After the collapse of ISIS, Ms. Muthana began an effort to repatriate to the US. She claims that she now regrets the error of her ways and wants to return to America with her young son. Upon hearing of the Muthana matter both President Trump and Secretary of State Mike Pompeo have said they will not permit her return to the United States and they deny the legitimacy of her citizenship claim.
Even if Mr. Trump is wrong and Ms. Muthana's claim of birthright citizenship is proven, she can still be prosecuted for a variety of criminal offenses upon her return to the United States. State and federal criminal codes are replete with serious felony charges relating to Americans who conspire with terrorist organizations for the purpose of engaging in acts of violence on Americans, and others at home or abroad.
Providing material support to terrorist organizations is also a criminal offense and her alleged actions as an ISIS propagandist would likely be charged as such.
Although American law does not permit the government to strip the citizenship of a natural born citizen, the law does permit the voluntary renunciation of citizenship. Many might think that joining a terrorist organization dedicated to the violent destruction of the American secular state would be an act of such "renunciation."
The US Immigration & Nationality Act does not agree. One can only renounce US citizenship by signing an oath of renunciation in the presence of a US consular or diplomatic officer. Renunciations that do not meet these conditions have no legal effect.
None of Ms. Muthana's known actions constitute a valid renunciation of citizenship.
One question remains. Is Hoda Muthana truly a natural born American citizen? Her family has produced a birth certificate reflecting her birth on October 28,1994, in Hackensack, New Jersey. Her family has hired attorneys who recently filed a lawsuit claiming that she is a birth citizen and a federal judge in Washington, DC has set a hearing for March 4. Her family's lawyers also assert that she has citizen rights as her mother was a permanent US resident at the time of the birth.
Since her father came to this country as a Yemeni diplomat, it is likely that US Immigration authorities will claim that as the child of a foreign diplomat Hoda was not entitled to birth citizenship status under the "jurisdiction" clause of the 14th Amendment.
Foreign diplomats enjoy diplomatic immunity and are technically not viewed legally as "under the jurisdiction" of the United States. Their children are therefore deprived of American birth citizenship rights as they remain citizens of the diplomat's home country.
In January 2016, the US government wrote to Ms. Muthana that they were officially revoking her passport because UN records showed that her father didn't lose diplomatic status until months after her birth. While she could have challenged this finding, she was already with ISIS by that time.

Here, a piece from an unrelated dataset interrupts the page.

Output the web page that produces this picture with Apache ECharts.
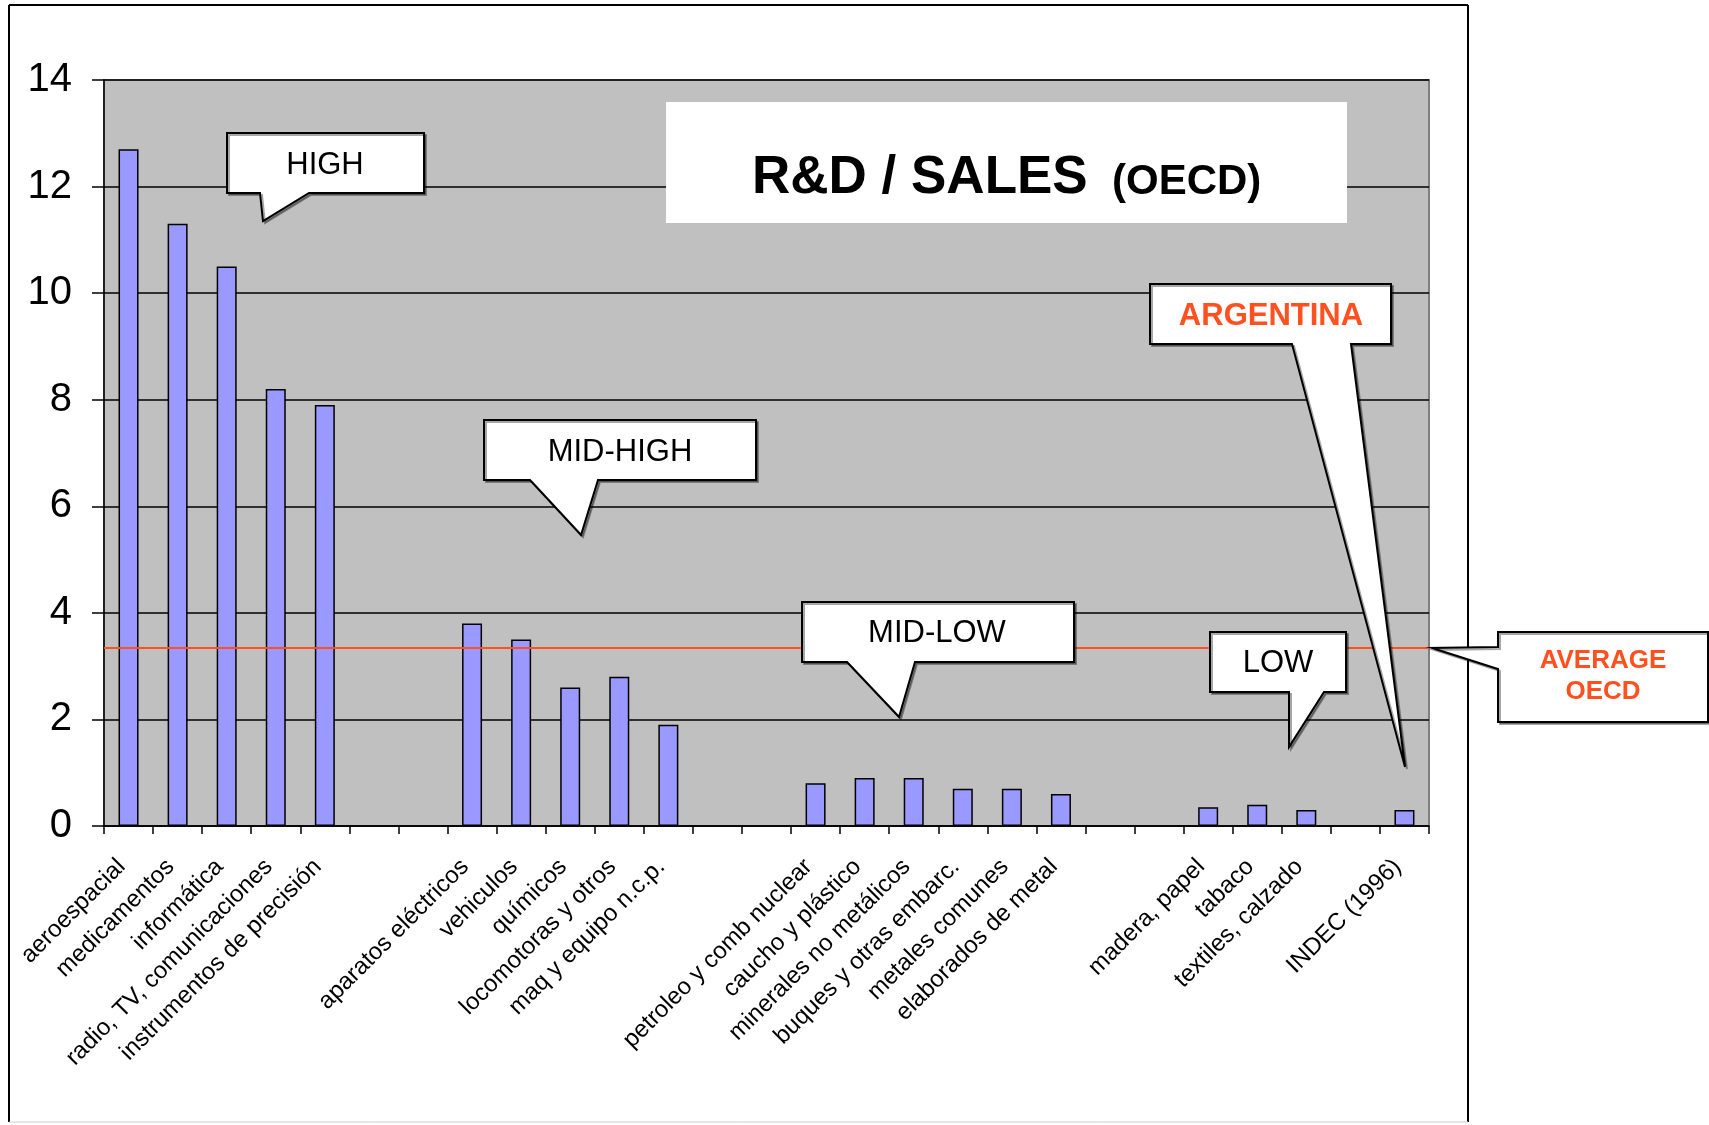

Revoking a passport is a far cry from revoking their citizenship, however. Her father is disputing this point about the timeline and his daughter's citizenship, claiming that he had resigned as a diplomat one month before his daughter's birth -- according her the right to "natural born" status.
Her lawyers also say since she was previously issued a US passport (a passport, incidentally, that she promised to "burn" after joining ISIS) the government has previously conceded her "natural born" status. There also remain some unanswered questions about her mother's status at the time of her birth.
If a court finds that the UN records show the proper timeline and her father's resignation was not officially filed until after Hoda Muthana's birth, such a technicality would void her claim of US birth citizenship on a technicality. In that instance, she could be returned to Yemen, not the US, despite the fact that both of her parents live here now.
The questions presented are complex; extended federal litigation will have to resolve them, a process that will likely take time. In the meantime, my daughter and I will have to look for another important issue where we can agree for the first time in family history.